The Royal Mail, the oldest postal service in the world, was three months ago privatised for £3.3bn after a valuation made by Goldman Sachs, who performed the work on behalf of the government. Its value has since climbed by 80%, and Conservative donors Lansdowne Partners made an instant £18m profit as the price jumped on the second day of trading. Labour's stance was merely that it was undervalued, not that it should remain in public hands.
Other policies of austerity have caused considerable harm to the poor, such as the infamous “bedroom tax” for social housing tenants that has pushed many of the poorest households towards homelessness; and finding thousands of terminally sick and disabled 'fit for work' (many of whom have subsequently died) in order to withdraw welfare from them.
I attended Labour's annual conference in Brighton in September, intending to hang around at fringe events to talk to party activists and attempt to gauge the distance between the party leadership and the grassroots for a story in the Columbus Free Press...only to discover that there is no such thing as a grassroots activist any more.
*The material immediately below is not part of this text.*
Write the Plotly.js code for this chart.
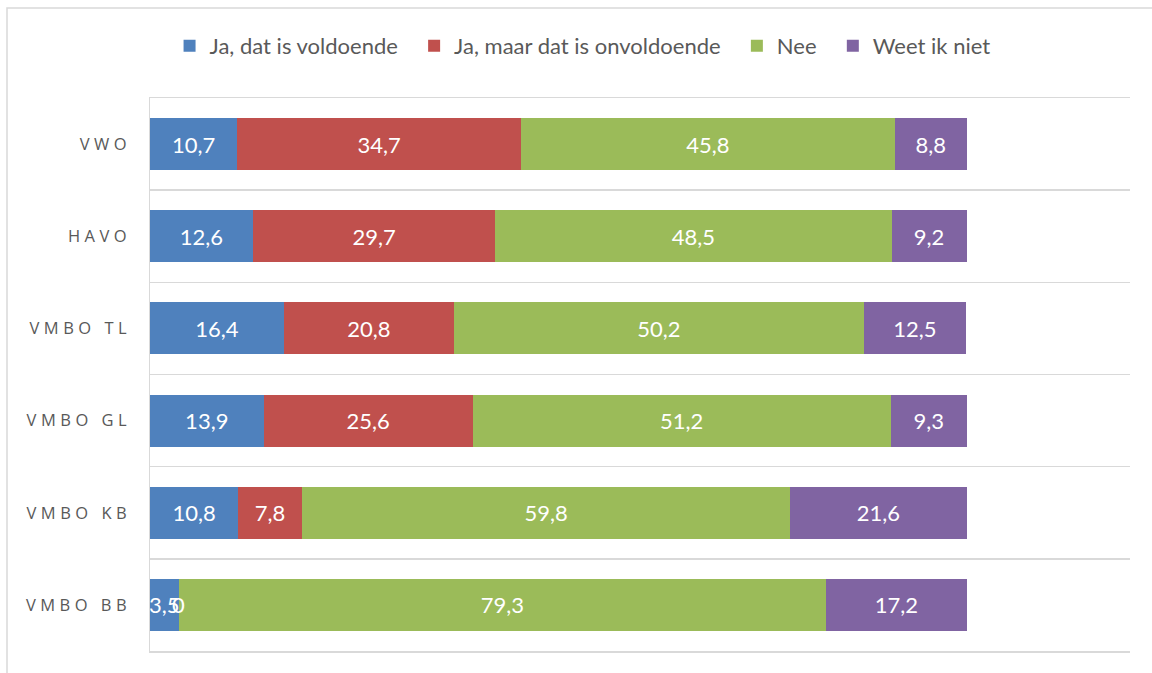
<!DOCTYPE html>
<html>
<head>
<meta charset="utf-8">
<script src="https://cdn.plot.ly/plotly-3.0.1.min.js"></script>
<style>
html,body{margin:0;padding:0;background:#fff;}
#chart{width:1152px;height:673px;}
.ytick text{letter-spacing:4.5px;}
</style>
</head>
<body>
<div id="chart"></div>
<script>
const categories = ["VWO", "HAVO", "VMBO TL", "VMBO GL", "VMBO KB", "VMBO BB"];
const seriesNames = ["Ja, dat is voldoende", "Ja, maar dat is onvoldoende", "Nee", "Weet ik niet"];
const jaVoldoende = [10.7, 12.6, 16.4, 13.9, 10.8, 3.5];
const jaOnvoldoende = [34.7, 29.7, 20.8, 25.6, 7.8, 0];
const nee = [45.8, 48.5, 50.2, 51.2, 59.8, 79.3];
const weetIkNiet = [8.8, 9.2, 12.5, 9.3, 21.6, 17.2];
const colors = ["#4F81BD", "#C0504D", "#9BBB59", "#8064A2"];

const allSeries = [jaVoldoende, jaOnvoldoende, nee, weetIkNiet];
const fontFam = "Lato, 'Open Sans', sans-serif";
const fmt = v => v === 0 ? "0" : v.toFixed(1).replace(".", ",");

const traces = allSeries.map((vals, i) => ({
  type: "bar",
  orientation: "h",
  name: seriesNames[i] + "\u00a0\u00a0",
  y: categories,
  x: vals,
  marker: {color: colors[i], line: {width: 0}},
  text: vals.map(v => v === 0 ? "" : fmt(v)),
  texttemplate: "%{text}",
  textposition: "inside",
  insidetextanchor: "middle",
  textangle: 0,
  constraintext: "none",
  cliponaxis: false,
  textfont: {color: "#FFFFFF", size: 22, family: fontFam},
  hoverinfo: "skip"
}));

// labels for zero-width segments, placed at their stacked position
const annotations = [];
categories.forEach((c, j) => {
  let cum = 0;
  allSeries.forEach(vals => {
    if (vals[j] === 0) {
      annotations.push({
        x: cum, y: c, xref: "x", yref: "y",
        text: fmt(vals[j]), showarrow: false,
        font: {color: "#FFFFFF", size: 22, family: fontFam}
      });
    }
    cum += vals[j];
  });
});

const layout = {
  width: 1152,
  height: 673,
  barmode: "stack",
  bargap: 0.435,
  margin: {l: 150, r: 22, t: 98, b: 22},
  paper_bgcolor: "#FFFFFF",
  plot_bgcolor: "#FFFFFF",
  font: {family: fontFam, color: "#595959"},
  showlegend: true,
  legend: {
    orientation: "h",
    x: 0.447, xanchor: "center",
    y: 1.094, yanchor: "middle",
    font: {size: 22, color: "#595959", family: fontFam},
    itemwidth: 30,
    traceorder: "normal"
  },
  annotations: annotations,
  xaxis: {
    range: [0, 120],
    showgrid: false,
    zeroline: false,
    showticklabels: false,
    showline: true,
    mirror: true,
    linecolor: "#D9D9D9",
    linewidth: 1.5,
    ticks: ""
  },
  yaxis: {
    type: "category",
    autorange: "reversed",
    tickson: "boundaries",
    showgrid: true,
    gridcolor: "#D9D9D9",
    gridwidth: 1.5,
    showline: true,
    linecolor: "#D9D9D9",
    linewidth: 1.5,
    ticks: "",
    ticklabelstandoff: 14,
    tickfont: {size: 16.5, color: "#595959", family: "'Open Sans', sans-serif"},
    zeroline: false
  },
  shapes: [{
    type: "rect",
    xref: "paper", yref: "paper",
    x0: (7 - 150) / 980, x1: 1.2,
    y0: -0.2, y1: (673 - 22 - 8) / 553,
    line: {color: "#D9D9D9", width: 1.5},
    fillcolor: "rgba(0,0,0,0)",
    layer: "below"
  }]
};

Plotly.newPlot("chart", traces, layout, {displayModeBar: false, staticPlot: true});
</script>
</body>
</html>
The Labour conference was a weird, almost nerdy event, populated largely by twentysomethings in suits who all looked as if they either wanted to be politicians or, bizarrely, thought that they already were.
I recall with particular horror attending a meeting of the Young Fabian Society, a think tank within the party, in which several very dispassionate young spads (Westminster insider jargon for 'special adviser') took it in turns to repeatedly drag the word 'passionate' before the group and torture it half to death in the name of dull personal ambition. There was also much invocation of words like 'synergy', and a depressingly unfruitful discussion asking “how can we get through to voters?” I wondered at the time where all the real political will had vanished to.
Crossing Westminster Bridge to see ordinary people, real, disaffected voters, setting fire to their energy bills, and watching the Anonymous crowd in Parliament Square set up a sound rig to dance the pain away, seemed to give a much clearer impression of where the Left had gone since Blair purged his party of its sincerity fifteen years ago. Yet the political parties seem only cosmetically concerned about how vacuous and distant they have become.
The debate about the growing gulf between elections and democracy was thrust into the spotlight in October by the comedian Russell Brand. Brand called for a mass boycott of the electoral system on national television on the grounds that endorsing no change at all is “only going to encourage them,” sparking a PR crisis for the entire Westminster village and dragging the influence of corporate cash on the political process into the limelight.
As various former and current cabinet ministers felt compelled to come out and defend the voting process, their position was undermined when the Deputy Prime Minister Nick Clegg made a statement to defend “the power of voting.” As the leader of the Conservatives' coalition partners the Liberal Democrat Party, Nick Clegg is most famous for doing the exact opposite in government of numerous pledges he made before the 2010 election; his name is synonymous with selling out.
To put that in context, an endorsement of the power of voting from Clegg is roughly as worthy as an endorsement of the reliability of Wall Street from Jamie Dimon. Worse still, only 44% of 18-24 year-olds voted in the last election, even before Clegg betrayed the youth vote by tripling university tuition fees after
In the face of such angry apathy from Britain's youth one might plausibly argue, as Clegg did, that this was due to the “realities of government.” But that's the point. When there is a justifiable belief that austerity is a fig-leaf for corruption, and a growing consensus that voting delivers nothing except consent for more pain, people can only question whether the government has any grasp on reality.